Effect of private prosecution on civil proceedings for assault

  • Sections 44 and 45 of the Offences against the Person Act 1861
  • Paragraphs 2 to 4 of Schedule 15 to the Criminal Justice Act 1988
  • Paragraph 41 of Schedule 8 to the Courts Act 2003
  • The words "41 and" in paragraph 43 of that Schedule.

Criminal Law Revision Committee. Fourteenth Report. 1980. Cmnd 7844. ss 163 and 164.

Aggravated assaults

  • Sections 36 and 37 and 39 and 40 of the Offences against the Person Act 1861
  • Paragraph 5(f) of the Magistrates' Courts Act 1980

The Law Commission. Legislating the Criminal Code: Offences against the Person and General Principles. Law Com 218. Cm 2370. 1993. Para 22.1 and note 245 at page 41.

Bigamy

  • The words "or shall extend to any person who, at the time of such second marriage, shall have been divorced from the bond of the first marriage, or to any person whose former marriage shall have been declared void by the sentence of any court of competent jurisdiction" in the proviso to section 57 of the Offences against the Person Act 1861.

Lord Diplock said that these words do not add anything to the words "being married" on grounds that a person whose marriage has been disolved or declared void is not married - R v Gould [1968] 2 QB 65

Offences in the jurisdiction of the admiralty

  • Section 68 of the Offences against the Person Act 1861
  • Section 72 of the Malicious Damage Act 1861

"Redundant" - Archbold Criminal Pleading, Evidence and Practice. 1999 Edition. Para 2-76 at p 153.

Incitement to sedition

  • Section 3 of the Aliens Restriction (Amendment) Act 1919
  • Paragraph 153 of Schedule 32 to the Criminal Justice Act 2003

The Law Commission. Codification of the Criminal Law: Treason, Sedition and Allied Offences.
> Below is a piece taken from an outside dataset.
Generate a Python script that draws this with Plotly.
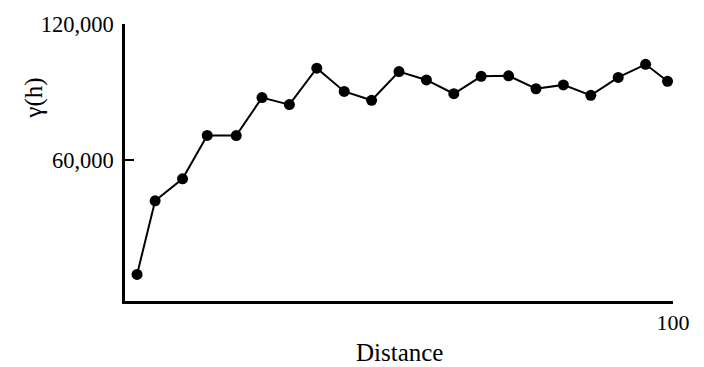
import plotly.graph_objects as go

distance = [2.2, 5.5, 10.5, 15, 20.3, 25, 30, 35, 40, 45, 50, 55, 60, 65, 70, 75, 80, 85, 90, 95, 99]
gamma = [9400, 41900, 51600, 70800, 70700, 87500, 84400, 100500, 90200, 86300, 99000,
         95300, 89200, 96900, 97100, 91400, 93100, 88500, 96400, 102200, 94700]
y_ticks = [60000, 120000]
y_tick_labels = ["60,000", "120,000"]
x_ticks = [100]
x_tick_labels = ["100"]

FONT = "Liberation Serif"

fig = go.Figure(go.Scatter(
    x=distance, y=gamma, mode="lines+markers",
    line=dict(color="black", width=2),
    marker=dict(color="black", size=11),
    showlegend=False,
))

fig.update_layout(
    width=704, height=367,
    margin=dict(l=125, r=31, t=19, b=66),
    paper_bgcolor="white", plot_bgcolor="white",
    font=dict(family=FONT, color="black", size=22),
    xaxis=dict(range=[0, 100], showgrid=False, zeroline=False,
               showline=True, linecolor="black", linewidth=2.5,
               tickmode="array", tickvals=x_ticks, ticktext=x_tick_labels,
               ticks="inside", ticklen=9, tickwidth=1.5, tickcolor="black",
               tickfont=dict(family=FONT, size=22)),
    yaxis=dict(range=[-2350, 120000], showgrid=False, zeroline=False,
               showline=True, linecolor="black", linewidth=2.5,
               tickmode="array", tickvals=y_ticks, ticktext=y_tick_labels,
               ticks="inside", ticklen=9, tickwidth=1.5, tickcolor="black",
               ticklabelstandoff=4,
               tickfont=dict(family=FONT, size=22.5)),
    annotations=[
        dict(text="Distance", xref="paper", yref="paper", x=(399 - 125) / 548, y=(301 - 353) / 282,
             xanchor="center", yanchor="middle", showarrow=False,
             font=dict(family=FONT, size=25)),
        dict(text="γ(h)", xref="paper", yref="paper",
             x=(34 - 125) / 548, y=(301 - 95) / 282,
             xanchor="center", yanchor="middle", textangle=-90, showarrow=False,
             font=dict(family=FONT, size=25)),
    ],
)

fig.write_html("out.html", config={"displayModeBar": False},
               post_script="document.body.style.margin='0';")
Working Paper No 72. 1977. Paragraphs 89 and 94 and 96(10).

Treason consisting of killing judges

  • So much of the Treason Act 1351 as relates to slaying the Chancellor, Treasurer or the King's justices in their places doing their offices

The Law Commission. Codification of the Criminal Law: Treason, Sedition and Allied Offences. Working Paper No 72. 1977. Paragraphs 89 and 94 and 96(10).

  • Section XI of the Treason Act 1708

This makes equivalent provision for the slaying of the Lords of Session or Lords of Justiciary in Scotland. (The Law Commission said that they were unable to make recommendations as to the law of Scotland - paragraph 9).

Compounding treason

  • The words "other than treason" in section 5(5) of the Criminal Law Act 1967
  • The words "other than treason" in section 5(5) of the Criminal Law Act (Northern Ireland) 1967

The Law Commission recommended that the common law offence of compounding treason be abolished - The Law Commission. Codification of the Criminal Law: Treason, Sedition and Allied Offences. Working Paper No 72. 1977. Paragraphs 67 and 96(5).

Subornation of perjury

  • Section 7(1) of the Perjury Act 1911

"Redundant" - Richard Card. Card, Cross and Jones: Criminal Law. Twelfth Edition. Butterworths. 1992. Paragraph 16.10 at page 373.